__Exercise goal__
Look below for the line with "What React, TypeScript" and the line with "const CANVAS_W = 919;"; repeat exactly those two lines and all lines between them, but no pictures.

** BEGIN Records provided **

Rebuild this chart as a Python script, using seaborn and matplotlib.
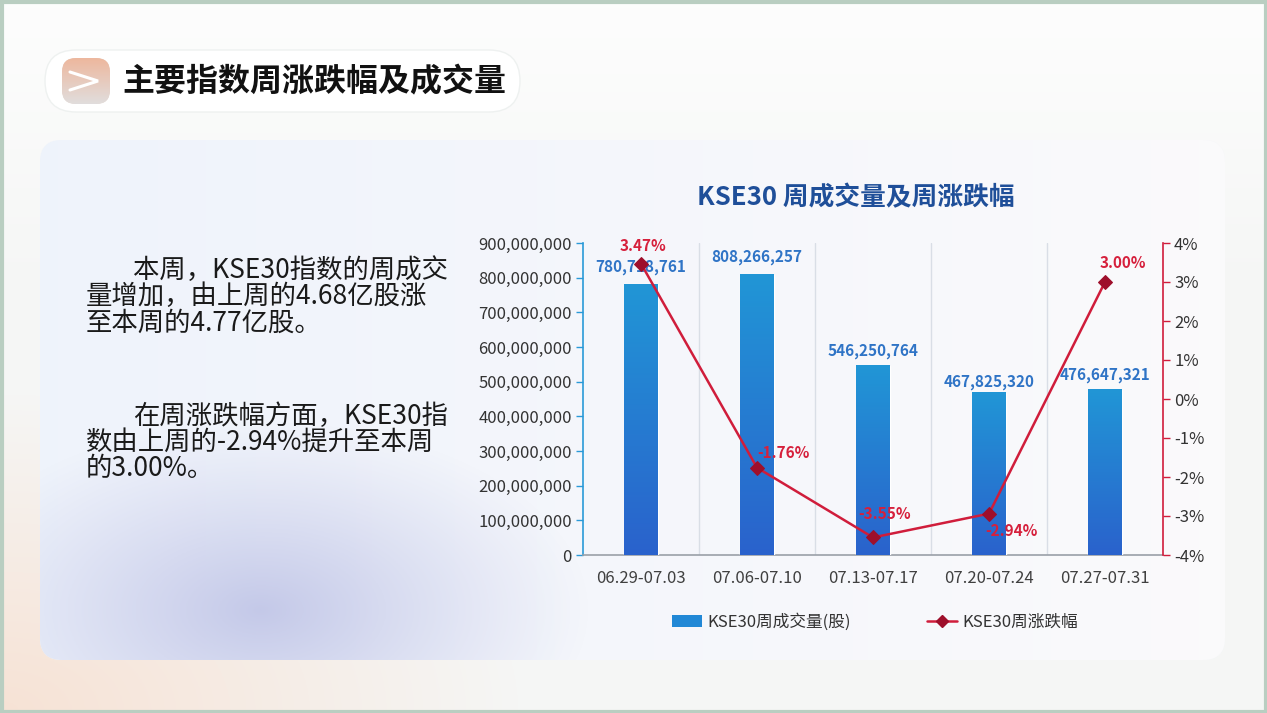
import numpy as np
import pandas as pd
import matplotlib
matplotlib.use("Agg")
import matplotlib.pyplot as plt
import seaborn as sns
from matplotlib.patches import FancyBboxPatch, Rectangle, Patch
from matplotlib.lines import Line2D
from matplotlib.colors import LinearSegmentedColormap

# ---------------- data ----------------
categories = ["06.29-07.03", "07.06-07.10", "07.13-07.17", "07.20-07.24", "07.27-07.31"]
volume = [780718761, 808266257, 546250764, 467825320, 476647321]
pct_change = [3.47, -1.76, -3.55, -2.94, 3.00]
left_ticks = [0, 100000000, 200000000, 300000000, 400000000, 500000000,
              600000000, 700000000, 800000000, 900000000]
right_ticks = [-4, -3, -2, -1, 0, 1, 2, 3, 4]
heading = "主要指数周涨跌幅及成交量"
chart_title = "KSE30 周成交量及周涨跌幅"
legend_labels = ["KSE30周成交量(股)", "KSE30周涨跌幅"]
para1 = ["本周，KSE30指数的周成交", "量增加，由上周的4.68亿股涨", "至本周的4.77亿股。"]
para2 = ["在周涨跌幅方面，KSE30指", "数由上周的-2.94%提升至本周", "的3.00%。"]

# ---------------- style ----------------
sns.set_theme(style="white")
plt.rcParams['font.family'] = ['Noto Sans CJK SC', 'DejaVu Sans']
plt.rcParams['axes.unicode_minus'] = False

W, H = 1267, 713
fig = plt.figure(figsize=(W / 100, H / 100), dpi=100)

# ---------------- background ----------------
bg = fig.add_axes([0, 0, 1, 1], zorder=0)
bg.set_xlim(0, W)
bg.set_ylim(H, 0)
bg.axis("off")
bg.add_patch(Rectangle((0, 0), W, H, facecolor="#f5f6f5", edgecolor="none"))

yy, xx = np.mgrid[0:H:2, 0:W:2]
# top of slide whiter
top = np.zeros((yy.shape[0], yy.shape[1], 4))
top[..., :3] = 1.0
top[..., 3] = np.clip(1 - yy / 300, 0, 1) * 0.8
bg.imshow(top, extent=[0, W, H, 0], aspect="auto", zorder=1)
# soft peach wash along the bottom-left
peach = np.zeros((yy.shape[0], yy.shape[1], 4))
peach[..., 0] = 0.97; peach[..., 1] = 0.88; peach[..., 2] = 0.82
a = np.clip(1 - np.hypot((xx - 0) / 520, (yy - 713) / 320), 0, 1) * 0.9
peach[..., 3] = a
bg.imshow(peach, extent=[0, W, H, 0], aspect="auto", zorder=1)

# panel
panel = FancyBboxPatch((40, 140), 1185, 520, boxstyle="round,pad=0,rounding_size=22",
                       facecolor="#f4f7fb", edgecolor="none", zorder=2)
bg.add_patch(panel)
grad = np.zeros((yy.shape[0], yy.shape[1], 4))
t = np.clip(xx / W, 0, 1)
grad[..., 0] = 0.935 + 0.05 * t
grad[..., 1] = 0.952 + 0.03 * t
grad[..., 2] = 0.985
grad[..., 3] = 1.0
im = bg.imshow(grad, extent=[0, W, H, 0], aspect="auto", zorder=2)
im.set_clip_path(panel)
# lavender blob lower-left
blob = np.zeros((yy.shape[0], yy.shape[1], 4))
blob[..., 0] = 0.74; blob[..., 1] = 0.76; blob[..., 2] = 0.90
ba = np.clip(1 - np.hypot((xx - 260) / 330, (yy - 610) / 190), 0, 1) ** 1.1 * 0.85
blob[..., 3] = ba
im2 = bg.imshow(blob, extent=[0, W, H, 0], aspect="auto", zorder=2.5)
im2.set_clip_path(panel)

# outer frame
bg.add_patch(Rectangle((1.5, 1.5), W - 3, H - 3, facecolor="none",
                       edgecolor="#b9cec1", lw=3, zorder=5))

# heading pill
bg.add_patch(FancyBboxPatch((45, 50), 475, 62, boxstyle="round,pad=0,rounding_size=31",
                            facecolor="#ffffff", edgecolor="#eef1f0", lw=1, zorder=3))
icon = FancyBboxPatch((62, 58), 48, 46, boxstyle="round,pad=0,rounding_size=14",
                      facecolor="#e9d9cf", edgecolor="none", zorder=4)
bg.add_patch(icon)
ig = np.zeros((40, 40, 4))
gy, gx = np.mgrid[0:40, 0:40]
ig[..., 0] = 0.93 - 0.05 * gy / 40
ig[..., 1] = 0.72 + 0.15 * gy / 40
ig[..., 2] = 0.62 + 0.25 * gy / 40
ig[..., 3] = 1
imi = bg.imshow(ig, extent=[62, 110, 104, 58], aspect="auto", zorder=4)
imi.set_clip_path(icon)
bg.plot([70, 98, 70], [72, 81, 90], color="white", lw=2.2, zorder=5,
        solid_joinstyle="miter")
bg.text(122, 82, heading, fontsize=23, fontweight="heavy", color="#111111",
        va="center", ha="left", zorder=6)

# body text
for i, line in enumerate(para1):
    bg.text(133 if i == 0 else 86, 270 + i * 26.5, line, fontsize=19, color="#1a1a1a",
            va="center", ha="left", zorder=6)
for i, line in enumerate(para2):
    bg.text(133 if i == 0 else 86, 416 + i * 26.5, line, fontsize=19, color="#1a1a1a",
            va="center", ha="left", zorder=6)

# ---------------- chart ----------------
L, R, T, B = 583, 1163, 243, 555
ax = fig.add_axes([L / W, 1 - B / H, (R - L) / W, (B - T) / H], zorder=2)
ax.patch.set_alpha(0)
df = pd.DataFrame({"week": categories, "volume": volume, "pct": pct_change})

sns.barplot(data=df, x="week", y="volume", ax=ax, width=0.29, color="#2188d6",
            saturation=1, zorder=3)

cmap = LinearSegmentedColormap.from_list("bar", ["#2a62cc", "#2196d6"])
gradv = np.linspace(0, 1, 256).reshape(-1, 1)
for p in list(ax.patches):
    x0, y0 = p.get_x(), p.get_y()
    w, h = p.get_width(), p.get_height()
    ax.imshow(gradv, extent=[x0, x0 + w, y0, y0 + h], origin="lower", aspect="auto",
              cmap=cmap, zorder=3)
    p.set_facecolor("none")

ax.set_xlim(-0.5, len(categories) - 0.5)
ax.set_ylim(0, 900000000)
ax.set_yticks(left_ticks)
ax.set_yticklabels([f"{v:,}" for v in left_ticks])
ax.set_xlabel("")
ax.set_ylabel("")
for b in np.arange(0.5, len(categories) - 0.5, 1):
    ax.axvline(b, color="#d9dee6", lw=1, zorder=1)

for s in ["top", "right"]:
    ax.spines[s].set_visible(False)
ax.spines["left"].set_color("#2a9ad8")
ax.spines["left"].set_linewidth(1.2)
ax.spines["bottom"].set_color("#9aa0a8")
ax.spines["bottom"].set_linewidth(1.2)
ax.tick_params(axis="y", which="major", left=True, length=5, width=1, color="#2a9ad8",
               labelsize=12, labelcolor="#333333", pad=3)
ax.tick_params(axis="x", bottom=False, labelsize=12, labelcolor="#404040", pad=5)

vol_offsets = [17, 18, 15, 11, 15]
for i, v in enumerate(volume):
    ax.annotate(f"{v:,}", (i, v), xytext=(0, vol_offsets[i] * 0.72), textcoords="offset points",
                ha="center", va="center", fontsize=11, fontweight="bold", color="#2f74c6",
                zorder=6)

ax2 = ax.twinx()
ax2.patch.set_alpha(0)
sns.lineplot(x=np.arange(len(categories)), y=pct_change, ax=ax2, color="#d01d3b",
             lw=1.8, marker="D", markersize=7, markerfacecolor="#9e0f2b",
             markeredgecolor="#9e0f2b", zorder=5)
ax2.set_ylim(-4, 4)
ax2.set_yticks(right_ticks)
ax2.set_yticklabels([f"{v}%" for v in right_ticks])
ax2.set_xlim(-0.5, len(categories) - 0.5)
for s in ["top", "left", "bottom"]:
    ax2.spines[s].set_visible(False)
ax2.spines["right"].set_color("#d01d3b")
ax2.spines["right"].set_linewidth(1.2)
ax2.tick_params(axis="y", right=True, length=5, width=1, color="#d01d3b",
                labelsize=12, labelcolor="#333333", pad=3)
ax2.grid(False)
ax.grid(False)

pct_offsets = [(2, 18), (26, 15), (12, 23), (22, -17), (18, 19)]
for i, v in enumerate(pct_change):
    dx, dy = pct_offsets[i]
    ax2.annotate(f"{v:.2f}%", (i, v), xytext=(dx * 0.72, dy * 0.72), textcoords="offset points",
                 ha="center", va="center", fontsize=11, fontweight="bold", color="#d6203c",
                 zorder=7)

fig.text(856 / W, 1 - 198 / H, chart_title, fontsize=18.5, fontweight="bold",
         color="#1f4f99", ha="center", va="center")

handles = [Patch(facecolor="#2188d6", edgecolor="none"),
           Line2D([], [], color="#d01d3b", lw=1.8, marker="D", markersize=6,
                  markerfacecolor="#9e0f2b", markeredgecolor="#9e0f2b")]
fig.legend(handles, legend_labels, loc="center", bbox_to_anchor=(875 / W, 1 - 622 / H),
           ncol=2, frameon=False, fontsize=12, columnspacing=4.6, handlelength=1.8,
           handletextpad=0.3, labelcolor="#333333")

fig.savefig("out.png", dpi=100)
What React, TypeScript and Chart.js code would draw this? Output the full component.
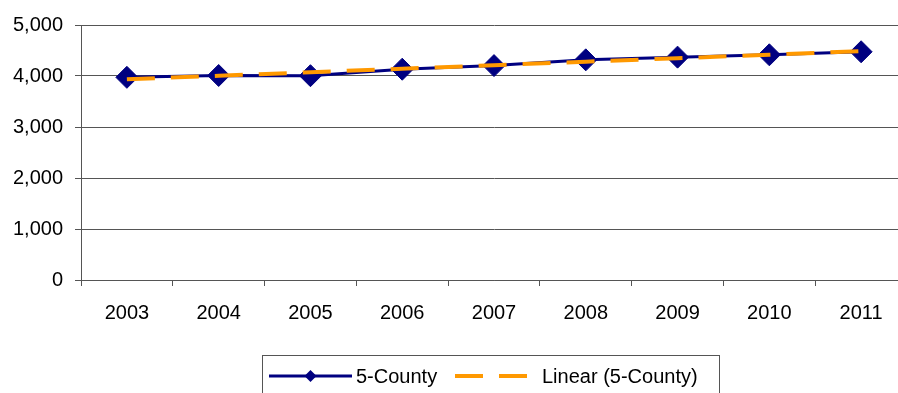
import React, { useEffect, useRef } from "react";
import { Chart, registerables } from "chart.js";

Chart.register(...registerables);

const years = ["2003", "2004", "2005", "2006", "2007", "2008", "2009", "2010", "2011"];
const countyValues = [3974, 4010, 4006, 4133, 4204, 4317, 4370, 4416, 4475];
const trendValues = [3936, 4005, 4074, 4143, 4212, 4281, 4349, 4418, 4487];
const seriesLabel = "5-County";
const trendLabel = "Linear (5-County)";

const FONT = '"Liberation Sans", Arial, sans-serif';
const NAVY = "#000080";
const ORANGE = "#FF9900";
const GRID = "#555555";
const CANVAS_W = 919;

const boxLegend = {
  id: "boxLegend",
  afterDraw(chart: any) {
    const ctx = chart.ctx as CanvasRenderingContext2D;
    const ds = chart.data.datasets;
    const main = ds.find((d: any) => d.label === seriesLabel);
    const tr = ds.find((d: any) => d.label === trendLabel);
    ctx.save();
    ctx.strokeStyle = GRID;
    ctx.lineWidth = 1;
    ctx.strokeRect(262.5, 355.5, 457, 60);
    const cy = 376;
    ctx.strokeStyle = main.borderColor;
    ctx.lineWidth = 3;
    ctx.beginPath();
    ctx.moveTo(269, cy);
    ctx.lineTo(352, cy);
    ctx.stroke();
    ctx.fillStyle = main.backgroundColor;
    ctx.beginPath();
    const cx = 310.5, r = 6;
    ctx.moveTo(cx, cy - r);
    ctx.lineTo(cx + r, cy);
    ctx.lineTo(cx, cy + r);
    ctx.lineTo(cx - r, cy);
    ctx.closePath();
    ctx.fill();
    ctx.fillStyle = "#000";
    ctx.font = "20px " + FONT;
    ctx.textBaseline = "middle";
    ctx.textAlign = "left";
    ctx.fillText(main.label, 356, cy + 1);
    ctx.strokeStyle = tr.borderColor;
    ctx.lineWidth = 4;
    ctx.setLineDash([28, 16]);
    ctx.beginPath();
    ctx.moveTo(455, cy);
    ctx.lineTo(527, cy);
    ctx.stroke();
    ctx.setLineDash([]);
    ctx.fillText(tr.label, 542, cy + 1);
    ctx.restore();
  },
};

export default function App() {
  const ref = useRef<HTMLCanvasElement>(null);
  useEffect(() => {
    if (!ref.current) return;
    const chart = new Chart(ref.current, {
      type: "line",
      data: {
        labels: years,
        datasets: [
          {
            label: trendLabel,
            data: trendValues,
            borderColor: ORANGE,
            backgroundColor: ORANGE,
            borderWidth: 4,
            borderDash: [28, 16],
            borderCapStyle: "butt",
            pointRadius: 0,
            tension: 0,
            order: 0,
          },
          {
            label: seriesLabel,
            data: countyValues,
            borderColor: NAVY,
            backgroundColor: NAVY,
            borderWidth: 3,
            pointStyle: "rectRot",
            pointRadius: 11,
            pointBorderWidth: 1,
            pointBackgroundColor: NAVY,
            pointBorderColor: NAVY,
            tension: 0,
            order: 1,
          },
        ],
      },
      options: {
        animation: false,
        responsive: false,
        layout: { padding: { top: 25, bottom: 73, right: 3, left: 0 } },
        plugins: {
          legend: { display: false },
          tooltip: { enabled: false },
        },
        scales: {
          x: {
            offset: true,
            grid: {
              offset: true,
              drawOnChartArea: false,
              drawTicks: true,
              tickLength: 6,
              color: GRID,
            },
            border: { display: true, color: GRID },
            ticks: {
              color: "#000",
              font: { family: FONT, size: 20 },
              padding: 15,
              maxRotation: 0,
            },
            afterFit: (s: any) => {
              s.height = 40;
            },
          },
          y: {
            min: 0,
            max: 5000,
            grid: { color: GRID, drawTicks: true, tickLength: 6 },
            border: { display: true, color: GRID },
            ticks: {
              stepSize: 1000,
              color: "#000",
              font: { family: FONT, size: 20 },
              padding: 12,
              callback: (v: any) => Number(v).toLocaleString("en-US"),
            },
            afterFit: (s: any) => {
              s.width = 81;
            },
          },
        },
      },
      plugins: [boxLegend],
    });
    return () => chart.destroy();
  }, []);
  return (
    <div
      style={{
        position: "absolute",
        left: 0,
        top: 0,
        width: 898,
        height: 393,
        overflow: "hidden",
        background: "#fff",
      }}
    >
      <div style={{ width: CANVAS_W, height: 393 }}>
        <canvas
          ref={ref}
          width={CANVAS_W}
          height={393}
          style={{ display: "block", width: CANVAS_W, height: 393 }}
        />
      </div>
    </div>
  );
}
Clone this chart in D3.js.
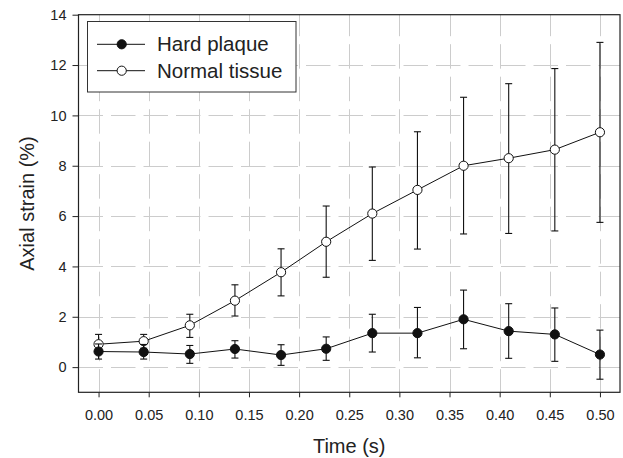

** END Records provided **

__Response__
What React, TypeScript and Chart.js code would draw this? Output the full component.
import React, { useEffect, useRef } from "react";
import { Chart, registerables } from "chart.js";

Chart.register(...registerables);

const years = ["2003", "2004", "2005", "2006", "2007", "2008", "2009", "2010", "2011"];
const countyValues = [3974, 4010, 4006, 4133, 4204, 4317, 4370, 4416, 4475];
const trendValues = [3936, 4005, 4074, 4143, 4212, 4281, 4349, 4418, 4487];
const seriesLabel = "5-County";
const trendLabel = "Linear (5-County)";

const FONT = '"Liberation Sans", Arial, sans-serif';
const NAVY = "#000080";
const ORANGE = "#FF9900";
const GRID = "#555555";
const CANVAS_W = 919;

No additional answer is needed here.